Saat gecenin biri olmuş... Radyo açık; Placebo çalıyor, hiç adetim değildir Placebo dinlemek, sanırım bundan 3-4 sene evveldi, lise sondaydım ve o zaman yeni çıkan ve sanırım adı "Meds" olan albümlerini indirmiştim, beğenmemiştim, kısaca siktir etmiştim; şimdi dinliyorum da, eh o kadar da kötü değilmiş, hatta sevdim diyebilirim. Neden böyle bir giriş yaptığımı bilmiyorum, ama sanırım üzerimdeki gerginliği almak için, uzun zamandır küskünüm kalemime, bakıyorum en son ne zaman bir şeyler karaladığıma, nerdeyse son 6 ay içinde yazmak adına bi bok yapmadığımı görüyorum. Blog'a yazdıklarıma bakıyorum: Birkaç kısa grup tanıtımı, video, birkaç eski şiir vs. Küskünlüğümü arıyorum, bir psikolog edasıyla ve yaklaşık bir sene öncesine gidiyorum: siktir yemek, hırslara ve egolara yenik düşmemek için dimdik ayakta durabilmeye çalışmak, unutmak için sigara üstüne sigara içmek, kaybetmenin verdiği hayal kırıklığı ve boşa harcanan emeklere, zamana acınmak. Sanırım bunlardı beni boşvermişliğin ete kemiğe bürünmüş haline getiren, daha bir dinginleştiren. Uzun zaman geçti ve artık kalemimle barışmak zorundayım, karalamaya devam etmek zorundayım. Aklıma onlarca şey gelirken, kafamda onca makaleler yazarken, bunu dışa vuramamak, oldukça kötü bir duygu; oturup gitar çalmak, okumak, yazmak, üretmek varken, boş boş bilgisayar ya da televizyon karşısında pineklemek, sınav zamanı da ineklemek... Anladım ki kalemimle barışmak zorundayım, anladım ki bir şeyler yazmadan bu iş yürümeyecek. Üstad Cenk Taner, " Teknoloji yüceltti hepimizi, ama yok panzehiri." demiş, belki de vardır: üretmek...

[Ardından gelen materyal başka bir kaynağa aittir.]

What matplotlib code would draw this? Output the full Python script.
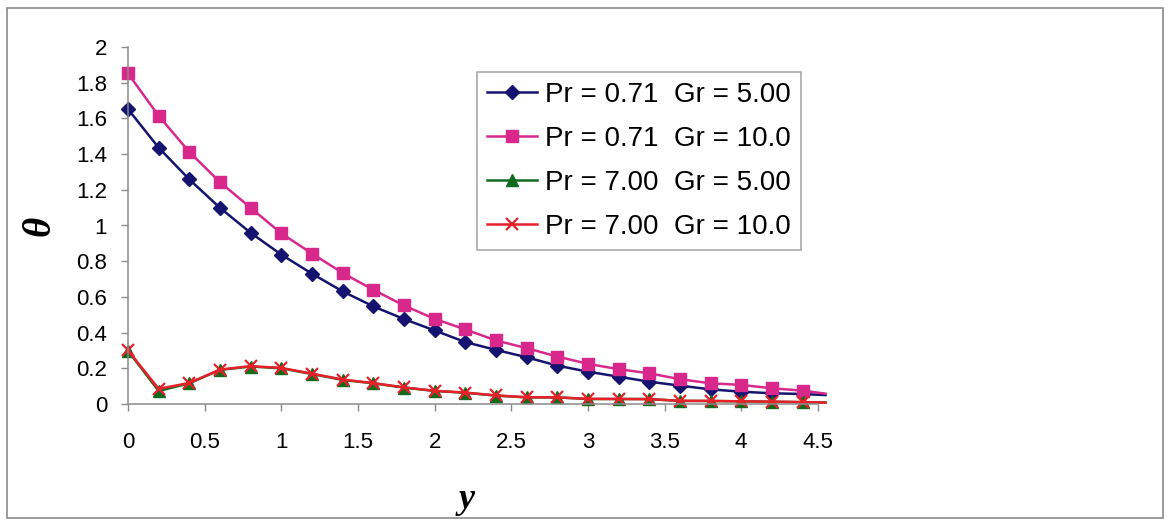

Onca kafa karışıklığı içinde, Kızılay sokaklarında boş boş yürürken 3.sınıf bir bara girdim ve karşımdaki adamla inceden bir sohbete dalarken, adam sordu:
-Bilader sen nerelisin?
-Rüzgarlı deniz kıyısı, hani önünde konservatuvar olan...
-O zaman oraya içelim.
Eyvallah dedim ve biramı körükledim; içimden, "Artık bu küskünlük bitsin." dedim.
Not: Yılın flaş transferi Kubi'ye, nam-ı diğer doodah'a hoşgeldin diyorum.